DIRECTIONS FOR THIS TASK ::
Leave out every picture. Copy exactly the lines from the one holding "Write a component" through the one holding "import * as".

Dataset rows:
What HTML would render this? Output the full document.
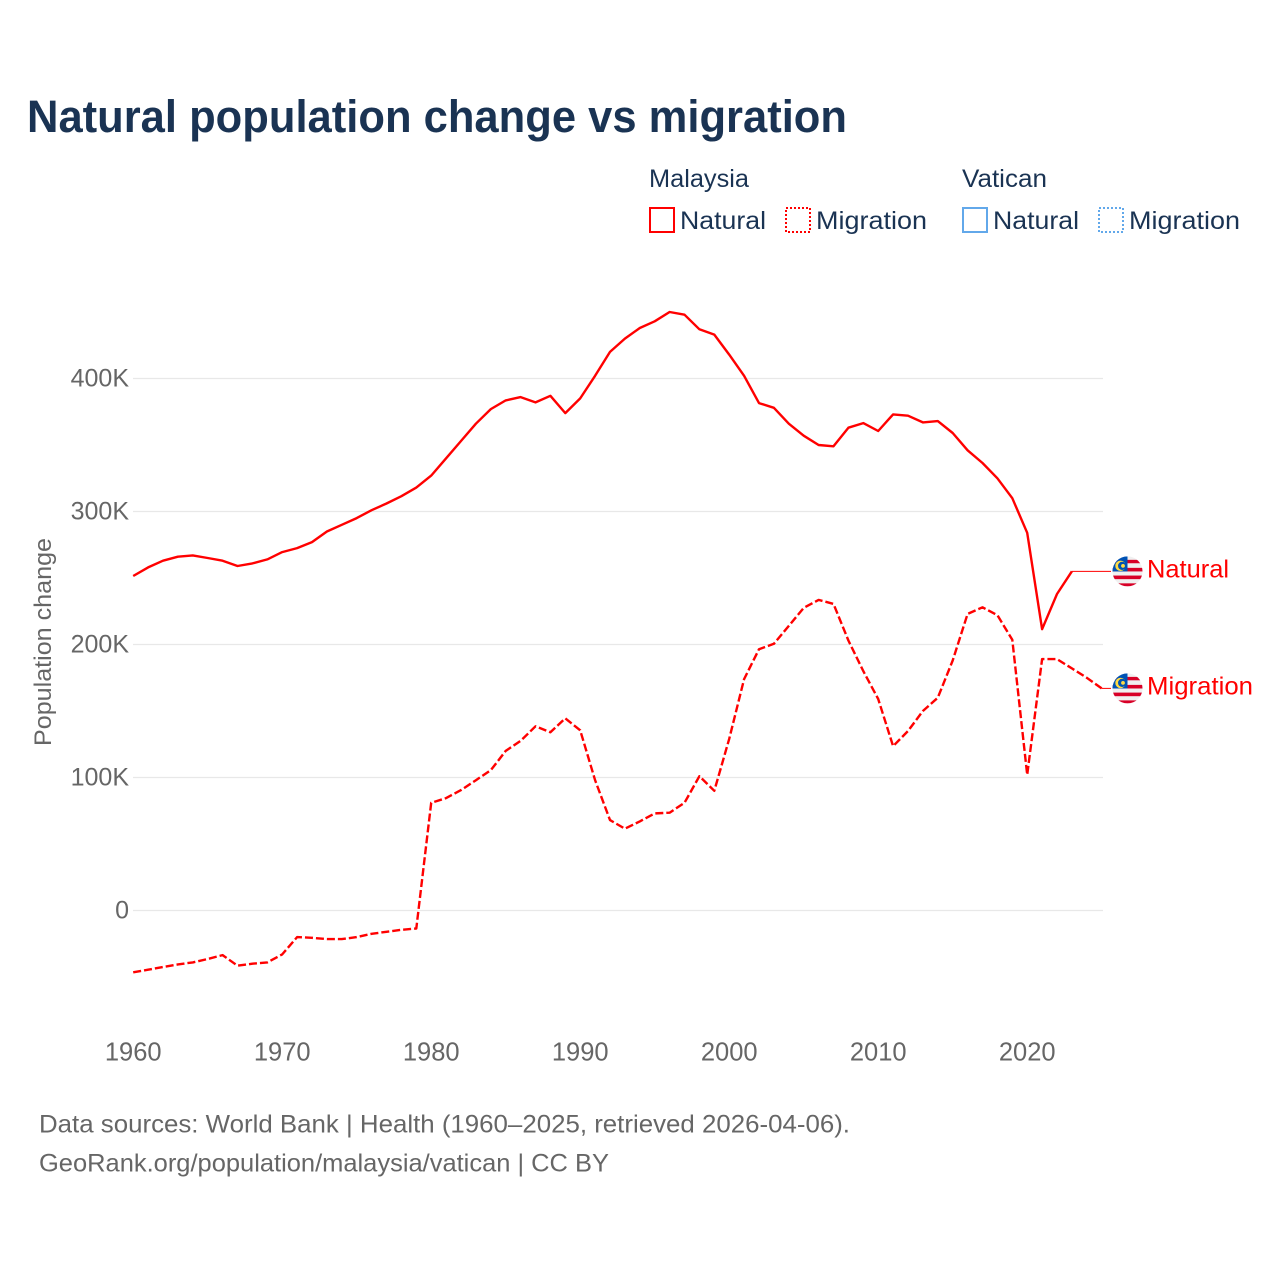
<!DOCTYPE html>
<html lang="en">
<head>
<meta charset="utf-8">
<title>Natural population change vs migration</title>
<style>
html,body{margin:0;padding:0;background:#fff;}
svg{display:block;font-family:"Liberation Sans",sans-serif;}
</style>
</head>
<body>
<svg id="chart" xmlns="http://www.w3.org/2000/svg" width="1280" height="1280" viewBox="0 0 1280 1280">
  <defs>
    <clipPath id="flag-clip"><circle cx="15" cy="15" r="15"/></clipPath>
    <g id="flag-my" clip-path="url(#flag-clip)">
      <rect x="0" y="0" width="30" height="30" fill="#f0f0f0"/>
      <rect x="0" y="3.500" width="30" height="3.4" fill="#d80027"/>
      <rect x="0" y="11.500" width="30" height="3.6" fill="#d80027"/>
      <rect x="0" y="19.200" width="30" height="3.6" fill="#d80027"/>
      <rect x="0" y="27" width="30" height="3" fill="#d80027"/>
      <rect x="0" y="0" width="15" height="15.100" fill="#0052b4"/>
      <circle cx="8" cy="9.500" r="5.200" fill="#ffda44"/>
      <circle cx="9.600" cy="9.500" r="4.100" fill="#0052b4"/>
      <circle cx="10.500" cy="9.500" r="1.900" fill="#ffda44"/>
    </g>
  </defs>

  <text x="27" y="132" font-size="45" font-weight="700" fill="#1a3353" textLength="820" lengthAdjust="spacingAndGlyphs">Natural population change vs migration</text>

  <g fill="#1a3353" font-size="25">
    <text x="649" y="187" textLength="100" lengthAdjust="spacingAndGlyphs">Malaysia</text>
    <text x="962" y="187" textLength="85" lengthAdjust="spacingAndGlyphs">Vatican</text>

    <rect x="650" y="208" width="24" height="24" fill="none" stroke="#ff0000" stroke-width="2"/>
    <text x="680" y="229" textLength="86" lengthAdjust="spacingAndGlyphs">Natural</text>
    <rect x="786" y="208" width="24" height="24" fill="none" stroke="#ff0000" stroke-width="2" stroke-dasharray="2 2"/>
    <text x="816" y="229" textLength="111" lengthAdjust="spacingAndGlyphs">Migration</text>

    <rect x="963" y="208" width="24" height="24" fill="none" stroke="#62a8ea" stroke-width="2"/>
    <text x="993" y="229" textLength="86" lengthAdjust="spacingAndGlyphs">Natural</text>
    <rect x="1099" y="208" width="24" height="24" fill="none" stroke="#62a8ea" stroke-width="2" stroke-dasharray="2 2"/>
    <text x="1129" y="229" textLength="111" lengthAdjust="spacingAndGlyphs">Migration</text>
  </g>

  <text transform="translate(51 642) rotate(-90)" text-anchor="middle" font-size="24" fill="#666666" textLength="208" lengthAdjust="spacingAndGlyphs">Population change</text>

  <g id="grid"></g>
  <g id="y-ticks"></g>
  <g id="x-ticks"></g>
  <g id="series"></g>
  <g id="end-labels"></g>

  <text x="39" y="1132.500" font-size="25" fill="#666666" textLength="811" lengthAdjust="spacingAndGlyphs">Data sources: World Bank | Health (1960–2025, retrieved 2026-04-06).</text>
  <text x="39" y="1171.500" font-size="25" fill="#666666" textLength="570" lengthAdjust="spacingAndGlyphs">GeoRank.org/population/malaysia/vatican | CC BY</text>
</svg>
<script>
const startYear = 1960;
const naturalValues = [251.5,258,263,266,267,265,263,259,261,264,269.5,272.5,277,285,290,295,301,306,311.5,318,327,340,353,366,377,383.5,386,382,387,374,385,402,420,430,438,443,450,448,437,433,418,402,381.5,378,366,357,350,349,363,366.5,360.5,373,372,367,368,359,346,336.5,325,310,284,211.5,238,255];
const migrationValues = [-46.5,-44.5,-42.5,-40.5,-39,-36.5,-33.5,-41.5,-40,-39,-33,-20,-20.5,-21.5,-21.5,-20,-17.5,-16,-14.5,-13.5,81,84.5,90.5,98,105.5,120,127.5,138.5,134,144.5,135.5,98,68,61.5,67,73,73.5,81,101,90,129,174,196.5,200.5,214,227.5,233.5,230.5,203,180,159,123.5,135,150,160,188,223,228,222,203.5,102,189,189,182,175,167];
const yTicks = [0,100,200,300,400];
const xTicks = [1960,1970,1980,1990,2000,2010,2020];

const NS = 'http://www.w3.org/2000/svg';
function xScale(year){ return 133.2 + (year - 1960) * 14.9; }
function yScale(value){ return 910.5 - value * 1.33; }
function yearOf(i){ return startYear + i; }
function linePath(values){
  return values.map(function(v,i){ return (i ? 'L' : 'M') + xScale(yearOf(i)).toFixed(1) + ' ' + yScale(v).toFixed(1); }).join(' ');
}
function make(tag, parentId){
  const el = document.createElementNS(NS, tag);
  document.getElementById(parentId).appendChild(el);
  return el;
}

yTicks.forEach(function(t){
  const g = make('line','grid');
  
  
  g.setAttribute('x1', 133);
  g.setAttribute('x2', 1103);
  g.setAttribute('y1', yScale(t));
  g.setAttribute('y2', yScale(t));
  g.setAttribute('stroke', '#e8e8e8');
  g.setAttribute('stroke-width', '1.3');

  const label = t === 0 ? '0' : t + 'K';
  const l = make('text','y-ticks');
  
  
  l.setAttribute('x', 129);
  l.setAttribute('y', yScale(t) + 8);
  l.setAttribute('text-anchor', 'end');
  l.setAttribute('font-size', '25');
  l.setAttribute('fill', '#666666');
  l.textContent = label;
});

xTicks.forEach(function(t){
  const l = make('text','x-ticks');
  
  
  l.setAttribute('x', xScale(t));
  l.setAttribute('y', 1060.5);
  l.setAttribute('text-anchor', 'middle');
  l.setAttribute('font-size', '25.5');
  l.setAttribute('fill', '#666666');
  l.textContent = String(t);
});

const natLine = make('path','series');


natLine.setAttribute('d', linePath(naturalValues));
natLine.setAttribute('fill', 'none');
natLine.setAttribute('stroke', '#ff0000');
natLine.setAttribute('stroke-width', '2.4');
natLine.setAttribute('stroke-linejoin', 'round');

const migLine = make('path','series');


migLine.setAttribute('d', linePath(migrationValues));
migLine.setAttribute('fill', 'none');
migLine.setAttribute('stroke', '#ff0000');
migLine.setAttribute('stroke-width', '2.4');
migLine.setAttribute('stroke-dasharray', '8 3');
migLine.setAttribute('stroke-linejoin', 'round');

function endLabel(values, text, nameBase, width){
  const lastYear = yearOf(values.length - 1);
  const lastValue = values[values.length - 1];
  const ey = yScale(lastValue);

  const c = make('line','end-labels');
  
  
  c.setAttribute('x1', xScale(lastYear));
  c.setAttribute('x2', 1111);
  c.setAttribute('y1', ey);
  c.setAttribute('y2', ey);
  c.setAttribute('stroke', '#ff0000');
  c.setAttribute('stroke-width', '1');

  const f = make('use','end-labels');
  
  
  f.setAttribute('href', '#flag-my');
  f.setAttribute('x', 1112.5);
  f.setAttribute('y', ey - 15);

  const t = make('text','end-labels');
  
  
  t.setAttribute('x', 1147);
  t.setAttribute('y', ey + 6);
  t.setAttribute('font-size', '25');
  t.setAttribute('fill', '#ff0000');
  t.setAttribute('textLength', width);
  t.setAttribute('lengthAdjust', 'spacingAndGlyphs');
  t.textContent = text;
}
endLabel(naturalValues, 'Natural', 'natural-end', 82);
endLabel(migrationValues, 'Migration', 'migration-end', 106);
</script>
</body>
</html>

* * *

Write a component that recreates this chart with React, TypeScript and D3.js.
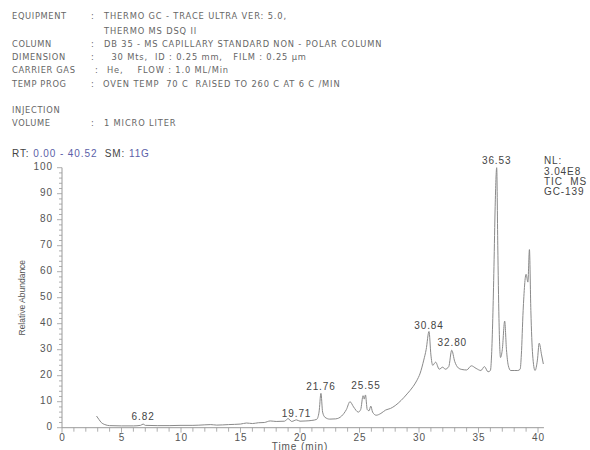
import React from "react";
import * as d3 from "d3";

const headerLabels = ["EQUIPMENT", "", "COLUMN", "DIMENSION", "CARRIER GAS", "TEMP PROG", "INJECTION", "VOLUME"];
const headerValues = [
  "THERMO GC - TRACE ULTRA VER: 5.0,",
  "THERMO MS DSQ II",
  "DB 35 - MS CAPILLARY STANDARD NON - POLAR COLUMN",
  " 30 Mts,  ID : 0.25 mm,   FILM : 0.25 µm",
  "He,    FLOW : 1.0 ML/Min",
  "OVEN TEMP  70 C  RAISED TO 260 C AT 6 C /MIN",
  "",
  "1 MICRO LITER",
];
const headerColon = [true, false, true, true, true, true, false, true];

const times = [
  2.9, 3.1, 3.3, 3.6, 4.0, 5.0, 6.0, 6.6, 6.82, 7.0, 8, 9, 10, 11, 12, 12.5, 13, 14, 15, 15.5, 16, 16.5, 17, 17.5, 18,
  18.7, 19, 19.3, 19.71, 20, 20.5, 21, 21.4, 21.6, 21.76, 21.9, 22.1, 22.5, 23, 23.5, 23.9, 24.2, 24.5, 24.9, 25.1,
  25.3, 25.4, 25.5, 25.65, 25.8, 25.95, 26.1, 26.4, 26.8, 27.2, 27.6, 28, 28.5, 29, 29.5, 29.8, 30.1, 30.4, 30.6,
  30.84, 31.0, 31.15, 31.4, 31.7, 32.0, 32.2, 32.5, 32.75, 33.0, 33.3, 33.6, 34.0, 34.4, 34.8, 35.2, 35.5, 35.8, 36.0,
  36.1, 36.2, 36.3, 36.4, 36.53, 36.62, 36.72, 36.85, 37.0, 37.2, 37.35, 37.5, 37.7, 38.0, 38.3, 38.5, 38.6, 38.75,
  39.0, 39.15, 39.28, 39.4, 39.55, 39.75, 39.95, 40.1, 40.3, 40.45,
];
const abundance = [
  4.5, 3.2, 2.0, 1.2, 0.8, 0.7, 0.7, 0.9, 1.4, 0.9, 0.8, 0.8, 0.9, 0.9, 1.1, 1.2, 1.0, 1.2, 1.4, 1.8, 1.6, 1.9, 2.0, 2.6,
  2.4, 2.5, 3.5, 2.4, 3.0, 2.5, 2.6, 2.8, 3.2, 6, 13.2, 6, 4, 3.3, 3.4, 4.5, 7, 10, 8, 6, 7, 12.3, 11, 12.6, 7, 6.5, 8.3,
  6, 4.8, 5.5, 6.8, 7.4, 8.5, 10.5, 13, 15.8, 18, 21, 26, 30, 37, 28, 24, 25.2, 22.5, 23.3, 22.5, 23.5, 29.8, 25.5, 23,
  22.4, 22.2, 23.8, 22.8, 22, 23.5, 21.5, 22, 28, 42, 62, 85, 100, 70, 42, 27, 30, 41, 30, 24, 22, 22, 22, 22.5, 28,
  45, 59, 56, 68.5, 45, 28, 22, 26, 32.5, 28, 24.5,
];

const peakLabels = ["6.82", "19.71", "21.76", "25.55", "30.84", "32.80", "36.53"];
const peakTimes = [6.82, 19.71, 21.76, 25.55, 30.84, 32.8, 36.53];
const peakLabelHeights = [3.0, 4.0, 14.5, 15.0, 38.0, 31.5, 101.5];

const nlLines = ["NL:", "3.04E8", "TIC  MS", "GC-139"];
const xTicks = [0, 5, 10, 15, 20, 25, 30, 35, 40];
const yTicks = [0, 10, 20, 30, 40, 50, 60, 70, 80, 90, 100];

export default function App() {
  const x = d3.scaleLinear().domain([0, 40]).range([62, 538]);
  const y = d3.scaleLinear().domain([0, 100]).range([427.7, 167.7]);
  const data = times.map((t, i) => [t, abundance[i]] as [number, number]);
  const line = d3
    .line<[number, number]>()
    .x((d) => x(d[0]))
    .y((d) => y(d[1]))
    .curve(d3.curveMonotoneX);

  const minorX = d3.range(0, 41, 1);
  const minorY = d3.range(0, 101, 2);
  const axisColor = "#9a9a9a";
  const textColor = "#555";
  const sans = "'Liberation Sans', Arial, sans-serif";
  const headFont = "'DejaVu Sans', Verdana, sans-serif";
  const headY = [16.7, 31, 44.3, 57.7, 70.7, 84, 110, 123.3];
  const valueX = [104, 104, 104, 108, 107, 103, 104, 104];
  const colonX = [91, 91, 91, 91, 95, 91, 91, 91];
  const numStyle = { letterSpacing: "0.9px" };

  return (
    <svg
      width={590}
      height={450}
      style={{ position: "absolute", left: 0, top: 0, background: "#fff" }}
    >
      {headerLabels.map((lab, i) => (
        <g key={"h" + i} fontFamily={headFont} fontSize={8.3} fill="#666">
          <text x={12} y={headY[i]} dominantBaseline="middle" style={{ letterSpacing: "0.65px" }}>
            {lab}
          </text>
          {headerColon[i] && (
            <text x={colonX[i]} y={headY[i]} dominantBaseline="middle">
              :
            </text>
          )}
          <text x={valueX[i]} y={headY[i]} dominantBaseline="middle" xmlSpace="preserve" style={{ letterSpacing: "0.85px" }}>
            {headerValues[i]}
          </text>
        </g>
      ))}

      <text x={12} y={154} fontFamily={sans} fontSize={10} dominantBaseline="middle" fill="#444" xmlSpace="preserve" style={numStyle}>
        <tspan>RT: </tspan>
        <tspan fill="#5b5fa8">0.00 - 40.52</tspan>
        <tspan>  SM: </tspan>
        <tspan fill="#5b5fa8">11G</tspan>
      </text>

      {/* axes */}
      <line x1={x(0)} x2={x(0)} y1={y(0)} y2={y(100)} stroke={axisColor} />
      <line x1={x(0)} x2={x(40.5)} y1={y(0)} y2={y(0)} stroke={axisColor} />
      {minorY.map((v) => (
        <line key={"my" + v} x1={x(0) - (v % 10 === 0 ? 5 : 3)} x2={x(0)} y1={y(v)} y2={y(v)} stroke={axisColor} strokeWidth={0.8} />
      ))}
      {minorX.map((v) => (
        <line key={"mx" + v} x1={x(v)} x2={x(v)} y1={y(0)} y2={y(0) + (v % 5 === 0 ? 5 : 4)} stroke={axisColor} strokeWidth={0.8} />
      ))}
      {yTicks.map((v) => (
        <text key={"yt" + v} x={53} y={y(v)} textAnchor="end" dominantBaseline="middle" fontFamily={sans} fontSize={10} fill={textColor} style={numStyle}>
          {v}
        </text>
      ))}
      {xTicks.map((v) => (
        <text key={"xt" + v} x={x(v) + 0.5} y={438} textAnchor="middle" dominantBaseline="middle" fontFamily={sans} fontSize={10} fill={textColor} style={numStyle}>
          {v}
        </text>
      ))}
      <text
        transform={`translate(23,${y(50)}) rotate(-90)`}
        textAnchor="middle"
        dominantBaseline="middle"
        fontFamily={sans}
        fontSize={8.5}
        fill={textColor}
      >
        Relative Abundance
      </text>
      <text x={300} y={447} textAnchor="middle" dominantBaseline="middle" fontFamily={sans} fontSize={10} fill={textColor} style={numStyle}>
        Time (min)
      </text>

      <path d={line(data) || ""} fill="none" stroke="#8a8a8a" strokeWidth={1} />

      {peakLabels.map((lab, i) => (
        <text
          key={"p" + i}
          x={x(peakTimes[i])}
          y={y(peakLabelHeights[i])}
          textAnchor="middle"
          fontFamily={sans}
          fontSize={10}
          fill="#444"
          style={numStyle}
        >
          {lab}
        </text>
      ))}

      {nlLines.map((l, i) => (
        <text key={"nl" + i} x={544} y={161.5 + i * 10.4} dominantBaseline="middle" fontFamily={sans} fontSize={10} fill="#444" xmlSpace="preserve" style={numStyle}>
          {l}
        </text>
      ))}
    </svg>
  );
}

ANSWER TO THE EXERCISE ::
Write a component that recreates this chart with React, TypeScript and D3.js.
import React from "react";
import * as d3 from "d3";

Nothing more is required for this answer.